• **Task goal**
Write the lines out again, from the top of the material to the line containing "import seaborn as sns", pictures excluded.

• **Recorded data**
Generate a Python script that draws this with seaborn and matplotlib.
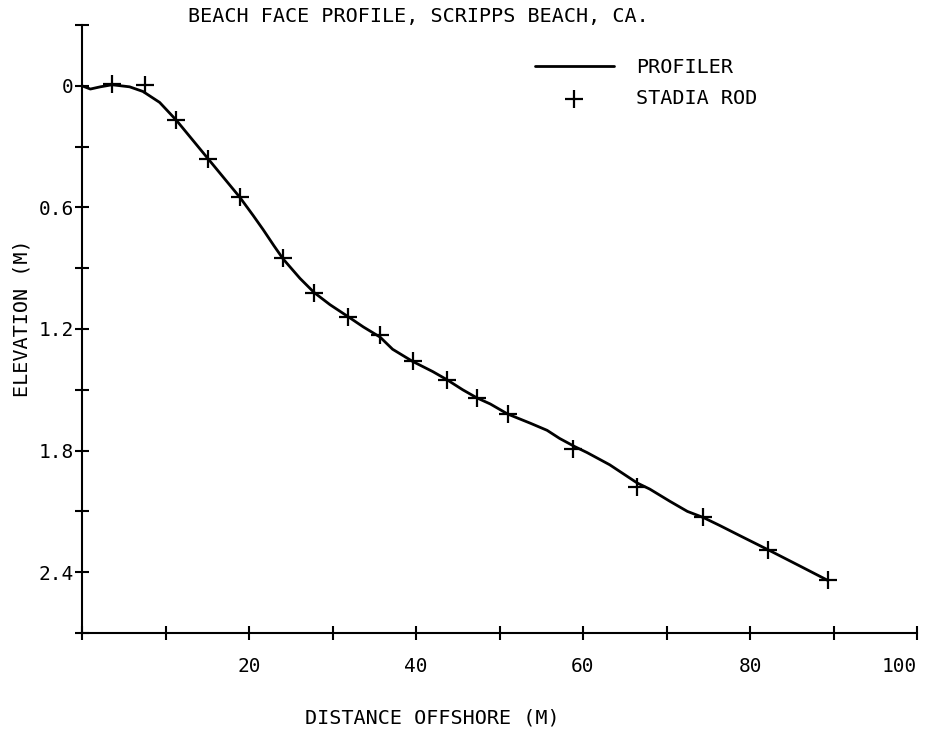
import numpy as np
import matplotlib
matplotlib.use("Agg")
import matplotlib.pyplot as plt
import seaborn as sns

# profiler trace: distance offshore (m) and elevation below datum (m)
profiler_x = [0.0, 1.0, 2.2, 3.6, 5.7, 7.3, 9.3, 11.3, 13.2, 15.1, 17.0, 18.9,
              20.5, 21.7, 23.0, 24.1, 26.1, 27.8, 29.7, 31.9, 33.7, 35.7, 37.2,
              39.6, 42.0, 43.7, 45.6, 47.3, 48.9, 51.0, 53.7, 55.7, 57.2, 59.0,
              60.5, 63.2, 66.5, 68.0, 70.4, 72.5, 74.4, 76.4, 78.8, 82.2, 86.0, 89.3]
profiler_y = [0.000, 0.016, 0.005, -0.005, 0.005, 0.028, 0.082, 0.17, 0.265, 0.36, 0.455, 0.55,
              0.64, 0.71, 0.79, 0.855, 0.95, 1.02, 1.08, 1.14, 1.19, 1.24, 1.30,
              1.36, 1.41, 1.45, 1.50, 1.54, 1.57, 1.62, 1.665, 1.70, 1.74, 1.78,
              1.81, 1.87, 1.96, 1.99, 2.05, 2.10, 2.13, 2.17, 2.22, 2.29, 2.37, 2.44]

# stadia rod survey points
stadia_x = [3.6, 7.5, 11.3, 15.1, 18.9, 24.1, 27.8, 31.9, 35.7, 39.6, 43.7, 47.3,
            51.0, 58.8, 66.5, 74.4, 82.2, 89.3]
stadia_y = [-0.01, -0.005, 0.17, 0.36, 0.55, 0.85, 1.02, 1.14, 1.23, 1.36, 1.45, 1.54,
            1.62, 1.79, 1.98, 2.13, 2.29, 2.44]

x_ticks = np.arange(0, 101, 10)
x_labels = ["", "", "20", "", "40", "", "60", "", "80", "", "100"]
y_ticks = np.round(np.arange(-0.3, 2.71, 0.3), 1)
y_labels = ["", "0", "", "0.6", "", "1.2", "", "1.8", "", "2.4", ""]

sns.set_style("ticks")
plt.rcParams['font.family'] = ['DejaVu Sans Mono', 'DejaVu Sans']
plt.rcParams['text.color'] = 'black'
plt.rcParams['axes.labelcolor'] = 'black'

fig = plt.figure(figsize=(9.27, 7.34), dpi=100)
ax = fig.add_axes([82 / 927, 1 - 633 / 734, 835 / 927, 608 / 734])

sns.lineplot(x=profiler_x, y=profiler_y, color="black", linewidth=2,
             label="PROFILER", ax=ax)
sns.scatterplot(x=stadia_x, y=stadia_y, marker="+", color="black", s=150,
                linewidth=1.6, label="STADIA ROD", ax=ax, zorder=3)

ax.set_xlim(0, 100)
ax.set_ylim(2.7, -0.3)
ax.set_xticks(x_ticks)
ax.set_xticklabels(x_labels)
ax.set_yticks(y_ticks)
ax.set_yticklabels(y_labels)
ax.tick_params(axis="both", direction="inout", length=10, width=1.5,
               labelsize=14, colors="black")
ax.tick_params(axis="x", pad=12)
ax.tick_params(axis="y", pad=1)
ax.get_xticklabels()[-1].set_ha("right")
sns.despine(ax=ax)
for s in ["left", "bottom"]:
    ax.spines[s].set_linewidth(1.5)
    ax.spines[s].set_color("black")

ax.set_xlabel("DISTANCE OFFSHORE (M)", fontsize=14.5)
ax.xaxis.set_label_coords((432.5 - 82) / 835, (633 - 718) / 608)
ax.xaxis.label.set_va("center")
ax.set_ylabel("ELEVATION (M)", fontsize=14.5)
ax.yaxis.set_label_coords((22 - 82) / 835, 1 - (318 - 25) / 608)
ax.yaxis.label.set_va("center")

ax.text((188 - 82) / 835, 1 + (25 - 16.5) / 608, "BEACH FACE PROFILE, SCRIPPS BEACH, CA.",
        transform=ax.transAxes, fontsize=14.5, va="center", ha="left")

leg = ax.legend(loc="upper left", bbox_to_anchor=(535 / 927, 1 - 58 / 734),
                bbox_transform=fig.transFigure, frameon=False, fontsize=14.5,
                handlelength=3.9, handletextpad=1.1, labelspacing=0.6,
                borderpad=0, borderaxespad=0)

fig.savefig("out.png", dpi=100)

• **Exercise response**
Generate a Python script that draws this with seaborn and matplotlib.
import numpy as np
import matplotlib
matplotlib.use("Agg")
import matplotlib.pyplot as plt
import seaborn as sns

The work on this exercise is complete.